The Alert-Overload Problem
Companies invest billions of dollars in hardware, software, and services to protect their networks, applications, and data against devastating cyberattacks. From firewalls and intrusion prevention to anti-virus and end-point security, these technologies alert security professionals of anomalies, threats, and breaches so they can apply safeguards and thwart attacks before any damage is done.
However, this mass of technology has created a daunting challenge for IT security personnel. Each of these tools and applications generate alerts to indicate when something out of the ordinary may be occurring – though, most of the time, the alerts are false positives that don’t represent real threats. If you multiply those alerts – false positives and all other alerts – by the number of systems across a single network, it’s easy to see how incident-response teams become inundated with thousands of alerts per day, most of which are redundant or false positives.
The alert-overload challenge has been an ever-increasing problem for security professionals and, until now, they’ve only had a few options to address the issue:
- Reduce the volume of alerts by narrowing the alert criteria or even turning off specific features in a given security application;
- Manually cherry-pick the alerts for investigation;
- Hire more incident-response personnel to investigate the growing volume of alerts; or
- Ignore the alerts altogether – the worst possible outcome of alert overload.
The first two choices create significant security vulnerabilities. While most of the alerts are unlikely to indicate an actual threat, they still need some level of review to ensure there isn’t a deeper issue. Narrowing evaluation criteria, turning off security features, or arbitrarily deciding which alerts are significant creates the very real possibility that an actual threat will get through. Hiring the necessary number of qualified, experienced personnel to review, investigate, and analyze such a large number of alerts is expensive, resource-intensive, and prevents organizations from providing the best level of service and security. And, as for the last option, ignoring alerts from solutions deployed to protect is both highly dangerous and a waste of technology investment.
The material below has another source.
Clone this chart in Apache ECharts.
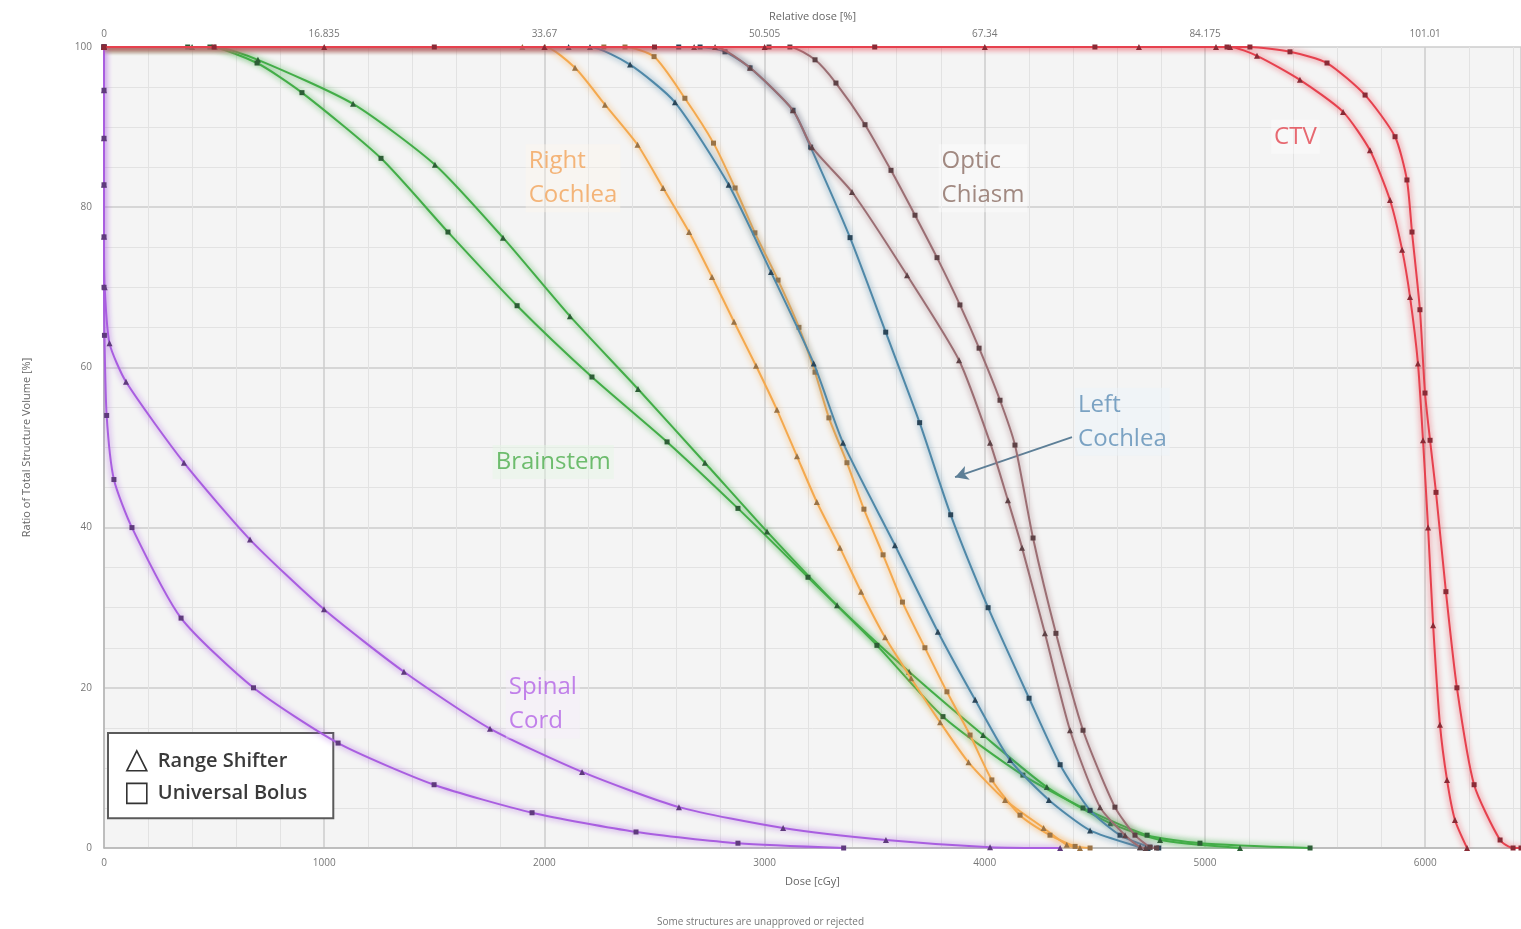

Traditional security information and event management (SIEM) solutions have tried to solve this problem by providing a deeper level of insight into alerts and anomalies as they happen. Security event orchestration technologies took SIEM a step further by helping companies “reduce the time to research a given incident.” But with both classes of solution, the incident-response teams are still left with an unmanageable volume of alerts to investigate.
The only way for enterprises and MSSPs to break out of this “tyranny of alerts” operating model is to solve the alert-overload problem, so they can focus their personnel on solving actual problems rather than wasting time on false positives.